W kręgu pytań o współczesną humanistykę

Tom 14 Nr 1 (2012)

Natura i kultura w kulturalizmie hermeneutycznym

Strony: 15 - 33

PDF

Abstrakt

Nature and culture in hermeneutic culturalism

I reflect on a version of culturalist understanding of culture — which I call hermeneutic culturalism — and compare it with the reductionist approaches and Latour’s natur-cultur ontology. According to hermeneutic culturalism, 1 referring to oneself is a distinguishing trait of human beings, the basis of their culturality; 2 modern humans understand and treat themselves at once as cultural and natural beings; 3 social practice is correlated with what is treated and particularly understood in them and in their environment as cultural, and with what is treated as natural.
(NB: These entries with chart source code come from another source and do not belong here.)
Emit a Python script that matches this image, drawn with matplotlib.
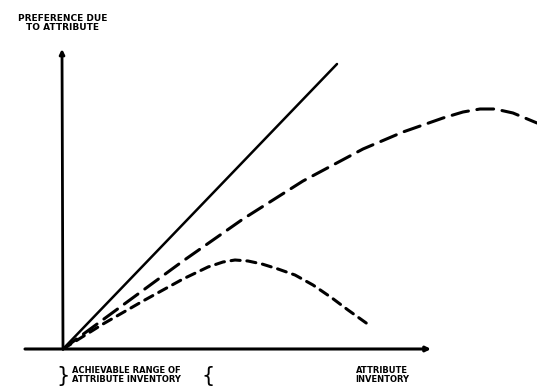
import matplotlib
matplotlib.use("Agg")
import matplotlib.pyplot as plt

# attribute inventory (x) vs preference due to attribute (y), arbitrary units
linear_x = [0, 274]
linear_y = [0, 285]

concave_x = [0, 60, 120, 180, 240, 300, 340, 380, 400, 417, 432, 450, 474]
concave_y = [0, 44, 88, 130, 168, 200, 217, 231, 237, 240, 240, 236, 226]

peaked_x = [0, 40, 80, 120, 145, 160, 172, 185, 199, 215, 232, 250, 269, 285, 306]
peaked_y = [0, 25, 48, 70, 82, 87, 89, 88, 85, 80, 74, 64, 51, 39, 24]

y_label = "PREFERENCE DUE\nTO ATTRIBUTE"
x_label = "ATTRIBUTE\nINVENTORY"
range_label = "ACHIEVABLE RANGE OF\nATTRIBUTE INVENTORY"

fig = plt.figure(figsize=(5.37, 3.91), dpi=100)
ax = fig.add_axes([0, 0, 1, 1])
ax.set_xlim(-63, 474)
ax.set_ylim(-42, 349)
ax.axis("off")

ink = "black"

# axes with arrowheads
ax.annotate("", xy=(368, 0), xytext=(-38, 0),
            arrowprops=dict(arrowstyle="-|>", color=ink, lw=2.2,
                            mutation_scale=7, shrinkA=0, shrinkB=0))
ax.annotate("", xy=(-1, 300), xytext=(0, 0),
            arrowprops=dict(arrowstyle="-|>", color=ink, lw=2.0,
                            mutation_scale=7, shrinkA=0, shrinkB=0))

ax.plot(linear_x, linear_y, color=ink, lw=1.8, solid_capstyle="round")
ax.plot(concave_x, concave_y, color=ink, lw=2.2, dashes=(5.5, 2.8),
        dash_capstyle="round", solid_joinstyle="round")
ax.plot(peaked_x, peaked_y, color=ink, lw=2.2, dashes=(3.0, 2.2),
        dash_capstyle="round", solid_joinstyle="round")

txt = dict(fontsize=6, fontweight="bold", color=ink, ha="center",
           va="center", linespacing=1.0)
ax.text(0, 326, y_label, **{**txt, "fontsize": 6.5})
ax.text(319, -26, x_label, **txt)
ax.text(63, -26, range_label, **txt)

# range brackets either side of the achievable range
ax.text(0, -27, "}", fontsize=15, color=ink, ha="center", va="center")
ax.text(145, -27, "{", fontsize=15, color=ink, ha="center", va="center")

fig.savefig("out.png", dpi=100, facecolor="white")
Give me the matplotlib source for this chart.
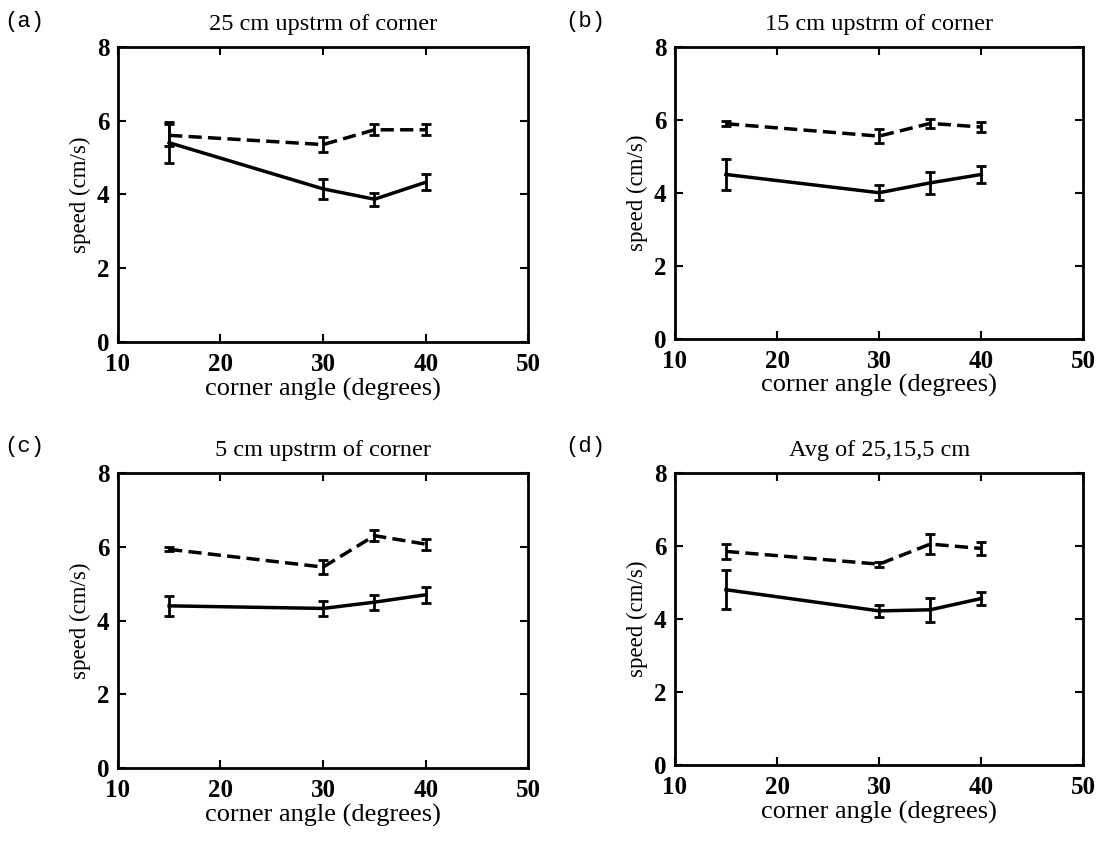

Hermeneutic culturalism is an epistemological anthropocentrism, but it is not universalist as it does not abstract from the fact that each concept is particular; it is not dogmatic either, as it constitutes a historic awareness and assumes a hermeneutic circle; and, finally, it is not objectivist, as it does not replace science, but rather leads to a symmetrical understanding of the study practice of natural sciences and objectivising humanities as  idealising abstracting from — respectively — what is understood as cultural or what is understood as natural.